Love for a Hurtin’ Albertan
Corb Lund’s “Truck got Stuck” was on a mix CD my friend Badger made for a road trip we took from Vancouver to Calgary a few years ago. I’d never heard of him before, but Badger, you should know, picks excellent music. (Magnetic Fields’ incomparable ukelele opus “Queen of the Savages” was also on this mix.) We were all Alberta bound, in the words of the immortal Gordon Lightfoot, trapped for endless hours on a narrowing road, in other words, talking about everything and nothing while the air got thinner and the Rockies got higher, and we happily listened to “Truck Got Stuck” about forty-three bazillion times.

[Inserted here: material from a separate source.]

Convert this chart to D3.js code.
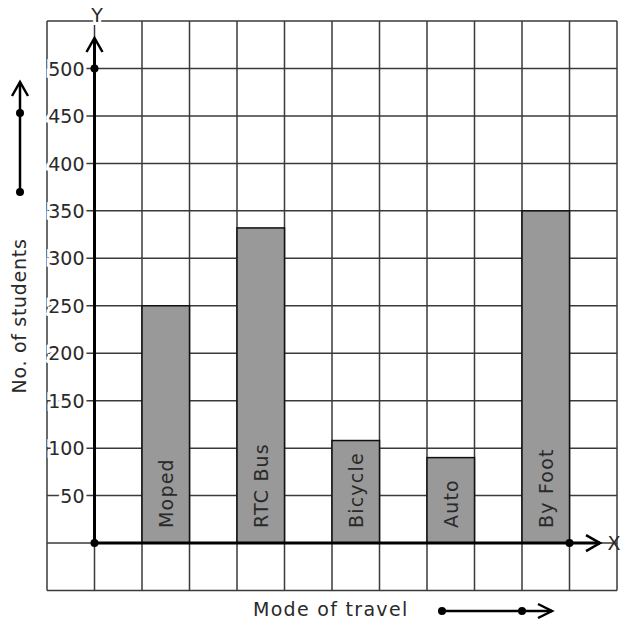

This is so the music of my people. I don’t mean my family of origin is a bunch of country music lovers. Seriously, they aren’t. Well, there is that one cousin. I mean that the brilliant grasp of basic physics displayed by the guys in “Truck Got Stuck” is very much in evidence within my immediate kinship circle. Here is the video demonstration:
More reasons to love Corb with a love that’s true even if, like me, most of your soundtrack is resolutely Free of Twang:
Ponies! Horse Soldier! Horse Soldier! is a whole album about horses. And sometimes soldiers. You don’t want the ponies to feel lonely, do you?
Giggles Galore! And if the ponies laugh themselves sick at songs like “Talkin’ Veterinarian Blues,” on his next album, Losin’ Lately Gambler, you can roll around with them, kicking your virtual hooves in the air with joy. Because Corb Lund, my friends, is so very funny.
“Enough Frivolity! What about my achy breaky heart?” No problem. There’s plenty of sad to be had here. “Alberta says Hello” will make you cry, “Student Visas” will shake you to your core, and even “Especially a Paint” has more than twice your daily recommended allowance of musical woe.
If you grew up in the Prairies, you couldn’t buy a nicer trip down memory lane. Corb Lund and the Hurtin’ Albertans are excellent company; their albums have the same intimacy as that long car ride I mentioned. They’re a free-wheeling visit with the best possible version of some low-key rural guy. Corb is Prairie Man, dusted in just a tint of rose-colored glass. These songs run the gamut: there’s sober and thoughtful here, there’s chatty and witty, and there’s just a touch of the smelly realities of farm life.
And all that’s really just about his lyrics, so let me add: the music’s damned charming, too.

He seems like someone you would definitely want with you at a barbecue. Or a bank heist.
Or a post bank-heist barbecue!
I love this dude! They play his stuff on CBC Radio 3 all the damn time.
Corb is entirely fantastic, in my opinion.